Oil wells in Texas, United States. /CFP
Oil firms reported a profit swing back in the first quarter, after oil prices had strongly bounced back from the COVID-19 pandemic a year earlier.
Many oil producers dived into net loss last year as factories shut and planes were grounded. As a result, some of them had to axe thousands of jobs.
After lockdowns began to spread towards the end of the first quarter in 2020, oil prices dropped off a cliff, even briefly turning negative.
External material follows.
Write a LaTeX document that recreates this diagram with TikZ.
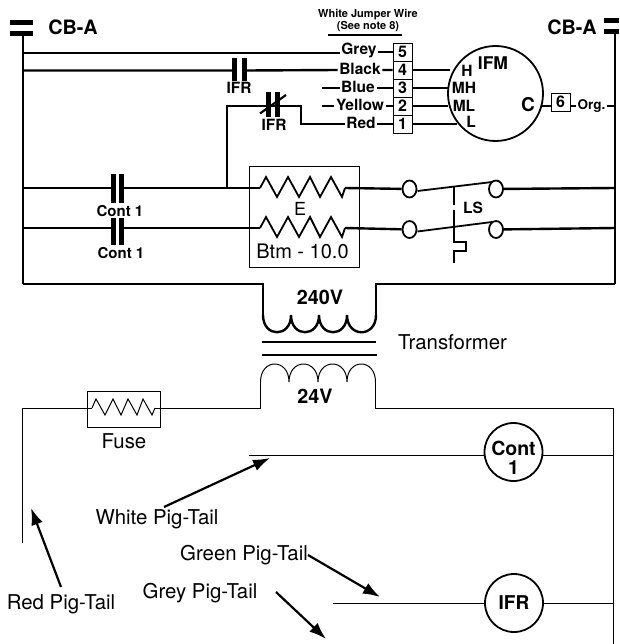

Oil firms' losses and steep job cuts mirrored the situation elsewhere in the energy sector last year.
Prices then rebounded sharply, however, with benchmark Brent North Sea oil contract currently trading around $67 per barrel.
The biggest oil and gas producer in Asia PetroChina swung to a 27.7 billion yuan ($4.28 billion) first-quarter net profit, having posted a loss in the same period last year, it said on Thursday in a filing to the Hong Kong Stock Exchange.
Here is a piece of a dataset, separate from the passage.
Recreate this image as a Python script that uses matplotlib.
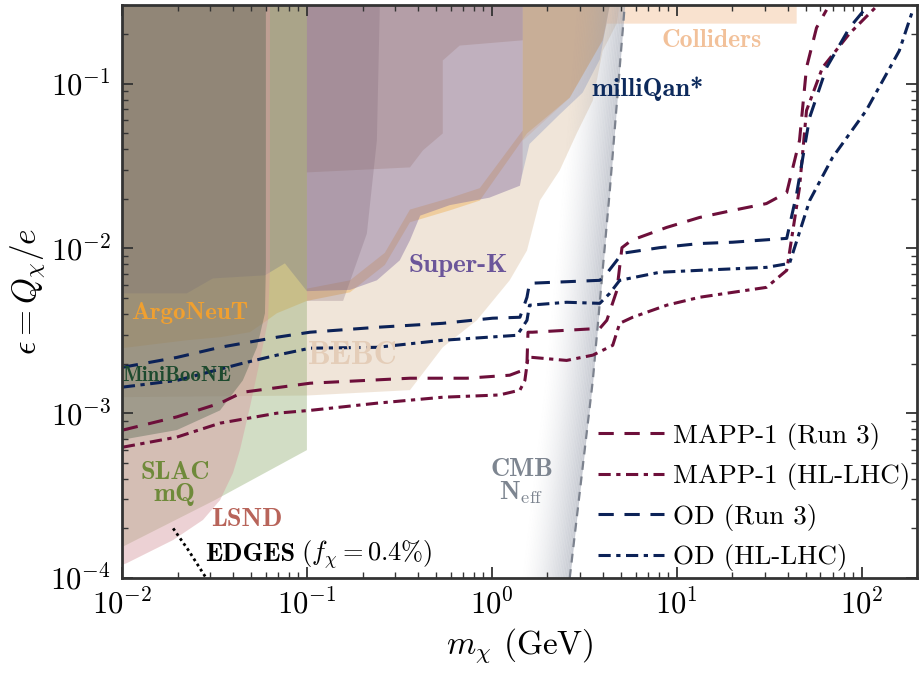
import matplotlib.pyplot as plt
import numpy as np

plt.rcParams["font.family"] = "serif"
plt.rcParams["font.serif"] = ["cmr10"]
plt.rcParams["mathtext.fontset"] = "cm"
plt.rcParams["axes.formatter.use_mathtext"] = True

# Excluded regions as closed outlines (mass in GeV, epsilon)
bebc_m = [0.01, 0.1, 0.361, 0.543, 0.83, 1.25, 1.55, 1.82, 2.33, 2.88, 3.52, 3.98, 4.74, 4.92, 4.92, 0.01]
bebc_eps = [1.25e-3, 1.28e-3, 1.38e-3, 2.51e-3, 3.66e-3, 6.4e-3, 9.7e-3, 1.95e-2, 2.97e-2, 4.98e-2, 7.88e-2, 0.158, 0.231, 0.3, 1, 1]

coll_m = [1.47, 2.64, 3.98, 4.19, 44.6, 44.6, 1.47]
coll_eps = [4.5e-2, 8.2e-2, 0.183, 0.231, 0.231, 1, 1]

upper_m = [0.1, 0.361, 0.424, 0.543, 0.543, 0.67, 1.47, 1.47, 0.1]
upper_eps = [2.89e-2, 3.1e-2, 3.93e-2, 4.98e-2, 0.138, 0.17, 0.183, 1, 1]

argo_m = [0.01, 0.0224, 0.0339, 0.0492, 0.0578, 0.0688, 0.1, 0.171, 0.264, 0.361, 0.593, 0.861, 1.55, 2.64, 3.98, 4.35,
          4.35, 1.47, 1.47, 0.861, 0.593, 0.361, 0.264, 0.171, 0.1, 0.1, 0.01]
argo_eps = [2.48e-3, 2.77e-3, 2.89e-3, 3.1e-3, 3.51e-3, 4.04e-3, 4.8e-3, 5.41e-3, 7.93e-3, 1.44e-2, 1.7e-2, 1.95e-2, 4.98e-2, 8.21e-2, 0.183, 0.3,
            1, 1, 0.052, 0.0232, 0.0202, 0.0172, 0.0094, 0.0064, 0.0057, 1, 1]

superk_m = [0.01, 0.0224, 0.031, 0.0593, 0.076, 0.1, 0.171, 0.239, 0.318, 0.361, 0.41, 0.593, 0.97, 1.42, 1.47, 1.47, 0.01]
superk_eps = [5.33e-3, 5.33e-3, 6.57e-3, 6.86e-3, 8.11e-3, 5.5e-3, 5.6e-3, 6.4e-3, 8.46e-3, 1.12e-2, 1.58e-2, 1.83e-2, 2.03e-2, 2.4e-2, 3.0e-2, 1, 1]

mq_m = [1.42, 1.6, 2.33, 3.1, 3.84, 4.35, 4.35, 1.47, 1.47]
mq_eps = [2.45e-2, 4.3e-2, 6.5e-2, 8.8e-2, 0.14, 0.3, 1, 1, 3.0e-2]

extra_m = [0.1, 0.157, 0.211, 0.239, 0.248, 0.248, 0.1]
extra_eps = [4.8e-3, 4.8e-3, 1.23e-2, 4.52e-2, 0.3, 1, 1]

slac_m = [0.01, 0.0318, 0.1, 0.1, 0.01]
slac_eps = [1.54e-4, 2.97e-4, 5.97e-4, 1, 1]

lsnd_m = [0.01, 0.0106, 0.0189, 0.0274, 0.0339, 0.0398, 0.0434, 0.0492, 0.0557, 0.0616, 0.0631, 0.0631, 0.01]
lsnd_eps = [1.2e-4, 1.23e-4, 1.7e-4, 2.25e-4, 2.97e-4, 4.33e-4, 5.97e-4, 1.09e-3, 2.09e-3, 3.66e-3, 7.36e-3, 1, 1]

mbn_m = [0.01, 0.0198, 0.0339, 0.045, 0.0537, 0.0593, 0.06, 0.06, 0.01]
mbn_eps = [6.9e-4, 7.9e-4, 1.04e-3, 1.58e-3, 2.51e-3, 4.04e-3, 8e-3, 1, 1]

# CMB N_eff edge and EDGES line
cmb_m = [2.64, 3.52, 4.35, 5.24]
cmb_eps = [1e-4, 1.58e-3, 2.25e-2, 0.3]
edges_m = [0.0189, 0.0228, 0.0285]
edges_eps = [2.0e-4, 1.48e-4, 1.0e-4]

# Projected sensitivities
mapp3_m = [0.0101, 0.0198, 0.0339, 0.045, 0.104, 0.361, 0.733, 1.25, 1.47, 1.55, 1.57, 1.66, 3.84, 4.19, 4.75, 5.06, 5.7, 8.83, 13.3, 20.1, 30.6, 39.4, 46.2, 50.4, 57.1, 64.7]
mapp3_eps = [7.9e-4, 9.5e-4, 1.15e-3, 1.34e-3, 1.52e-3, 1.63e-3, 1.63e-3, 1.7e-3, 1.82e-3, 2.01e-3, 3.1e-3, 3.1e-3, 3.27e-3, 3.66e-3, 5.56e-3, 1.01e-2, 1.12e-2, 1.34e-2, 1.54e-2, 1.7e-2, 1.87e-2, 2.18e-2, 4.52e-2, 0.125, 0.218, 0.28]

mapphl_m = [0.0101, 0.0198, 0.0339, 0.0688, 0.104, 0.239, 0.543, 1.1, 1.42, 1.51, 1.57, 1.66, 2.54, 3.52, 4.51, 4.92, 5.78, 8.83, 13.3, 20.1, 30.6, 39.4, 46.2, 50.4, 61.5, 86.1, 130]
mapphl_eps = [6.22e-4, 7.16e-4, 8.7e-4, 1.0e-3, 1.04e-3, 1.15e-3, 1.25e-3, 1.29e-3, 1.38e-3, 1.58e-3, 2.18e-3, 2.18e-3, 2.09e-3, 2.25e-3, 2.58e-3, 3.51e-3, 3.82e-3, 4.52e-3, 5.05e-3, 5.41e-3, 5.8e-3, 7.36e-3, 2.34e-2, 6.86e-2, 0.125, 0.201, 0.32]

od3_m = [0.0101, 0.0198, 0.0339, 0.0688, 0.104, 0.239, 0.543, 1.01, 1.42, 1.55, 1.6, 3.84, 4.19, 4.75, 5.06, 8.09, 13.3, 20.1, 39.4, 44.6, 52.4, 64.7, 86.1, 106]
od3_eps = [1.9e-3, 2.18e-3, 2.51e-3, 2.89e-3, 3.1e-3, 3.32e-3, 3.51e-3, 3.77e-3, 3.82e-3, 5.05e-3, 6.14e-3, 6.4e-3, 7.05e-3, 8.46e-3, 9.33e-3, 1.01e-2, 1.07e-2, 1.09e-2, 1.15e-2, 2.15e-2, 6.22e-2, 0.125, 0.218, 0.289]

odhl_m = [0.0101, 0.0198, 0.045, 0.0688, 0.104, 0.239, 0.543, 1.37, 1.55, 1.6, 2.54, 3.84, 4.35, 4.92, 8.09, 13.3, 30.6, 40.8, 52.4, 69.7, 106, 160, 189]
odhl_eps = [1.44e-3, 1.58e-3, 2.01e-3, 2.25e-3, 2.48e-3, 2.51e-3, 2.77e-3, 2.97e-3, 3.66e-3, 4.52e-3, 4.71e-3, 4.64e-3, 5.34e-3, 6.4e-3, 7.16e-3, 7.36e-3, 7.67e-3, 8.11e-3, 1.95e-2, 3.56e-2, 6.86e-2, 0.158, 0.277]

maroon = "#6d0f3a"
navy = "#0c2257"

fig = plt.figure(figsize=(9.19, 6.75), dpi=100)
ax = fig.add_axes([0.1328, 0.1437, 0.8652, 0.849])
ax.set_xscale("log")
ax.set_yscale("log")

regions = [
    (bebc_m, bebc_eps, "#e3cdb4", 0.5),
    (coll_m, coll_eps, "#f3bf95", 0.45),
    (argo_m, argo_eps, "#eea232", 0.35),
    (superk_m, superk_eps, "#86709f", 0.45),
    (mq_m, mq_eps, "#7083b8", 0.3),
    (upper_m, upper_eps, "#9a7672", 0.3),
    (extra_m, extra_eps, "#7a6070", 0.25),
    (slac_m, slac_eps, "#8aa868", 0.38),
    (lsnd_m, lsnd_eps, "#d79aa0", 0.45),
    (mbn_m, mbn_eps, "#3f5a44", 0.35),
]
for xs, ys, c, a in regions:
    ax.fill(xs, ys, color=c, alpha=a, lw=0)

# CMB band: grey fading to the left of the N_eff edge
yy = np.logspace(-4, np.log10(0.3), 200)
edge = 10 ** np.interp(np.log10(yy), np.log10(cmb_eps), np.log10(cmb_m))
n = 30
for i in range(n):
    lo = edge * 10 ** (-0.26 * (i + 1) / n)
    hi = edge * 10 ** (-0.26 * i / n)
    ax.fill_betweenx(yy, lo, hi, color="#9aa0ae", alpha=0.55 * (1 - i / n) ** 1.5, lw=0)
ax.plot(cmb_m, cmb_eps, color="#7c828e", lw=1.6, ls=(0, (4, 3)))

ax.plot(edges_m, edges_eps, color="black", lw=2, ls=(0, (1, 1.2)))

ax.plot(mapp3_m, mapp3_eps, color=maroon, lw=2.2, ls=(0, (5, 3.5)), label="MAPP-1 (Run 3)")
ax.plot(mapphl_m, mapphl_eps, color=maroon, lw=2.2, ls=(0, (4, 1.8, 1.4, 1.8)), label="MAPP-1 (HL-LHC)")
ax.plot(od3_m, od3_eps, color=navy, lw=2.2, ls=(0, (5, 3.5)), label="OD (Run 3)")
ax.plot(odhl_m, odhl_eps, color=navy, lw=2.2, ls=(0, (4, 1.8, 1.4, 1.8)), label="OD (HL-LHC)")

bold = dict(family="cmb10", ha="center", va="center")
ax.text(15.5, 0.183, "Colliders", color="#f2c19a", fontsize=18.5, **bold)
ax.text(6.97, 0.093, "milliQan*", color="#0d2a5c", fontsize=19, **bold)
ax.text(0.66, 7.9e-3, "Super-K", color="#6b559a", fontsize=19.5, **bold)
ax.text(0.0232, 4.04e-3, "ArgoNeuT", color="#f0a030", fontsize=18, **bold)
ax.text(0.178, 2.25e-3, "BEBC", color="#e4cdb8", fontsize=23, **bold)
ax.text(0.0198, 1.7e-3, "MiniBooNE", color="#1d4a2e", fontsize=15, **bold)
ax.text(0.0193, 3.75e-4, "SLAC\nmQ", color="#6f8a3a", fontsize=19, linespacing=0.95, **bold)
ax.text(0.0475, 2.25e-4, "LSND", color="#b8645a", fontsize=19, **bold)
ax.text(1.45, 3.82e-4, "CMB\nN$_{\\mathrm{eff}}$", color="#7d8590", fontsize=19, linespacing=0.95, **bold)
ax.text(0.0281, 1.38e-4, "EDGES", color="black", fontsize=19, family="cmb10", ha="left", va="center")
ax.text(0.093, 1.38e-4, "$(f_\\chi = 0.4\\%)$", color="black", fontsize=19, ha="left", va="center")

ax.legend(loc="upper left", bbox_to_anchor=(0.585, 0.29), frameon=False, fontsize=19.5,
          handlelength=2.45, handletextpad=0.3, labelspacing=0.5, borderaxespad=0)

ax.set_xlim(1e-2, 2e2)
ax.set_ylim(1e-4, 0.3)
ax.set_xlabel("$m_\\chi$ (GeV)", fontsize=24, labelpad=4)
ax.set_ylabel("$\\epsilon = Q_\\chi/e$", fontsize=24, labelpad=2)
ax.tick_params(which="both", direction="in", top=True, right=True, labelsize=22, color="#333333")
ax.tick_params(which="major", length=8, width=1.3, pad=8)
ax.tick_params(which="minor", length=4, width=1.0)
for s in ax.spines.values():
    s.set_linewidth(2)
    s.set_color("#333333")

fig.savefig("out.png", dpi=100)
The firm's first-quarter revenue was up 8.4 percent at 551.9 billon yuan, the filing showed.
Royal Dutch Shell on Thursday also posted a net profit of $5.7 billion in the first three months of the year, compared with a loss after tax of $24 million year on year, Shell said in a statement.
The first-quarter performance this year benefited also from a $1.4-billion gain following the sale of assets, the statement added.
On Thursday in the wake of its own results, shares in Shell climbed around 1.0 percent in early London deals.
France's Total, meanwhile, posted a net profit of $3.3 billion in the first quarter that was even higher than pre-pandemic levels.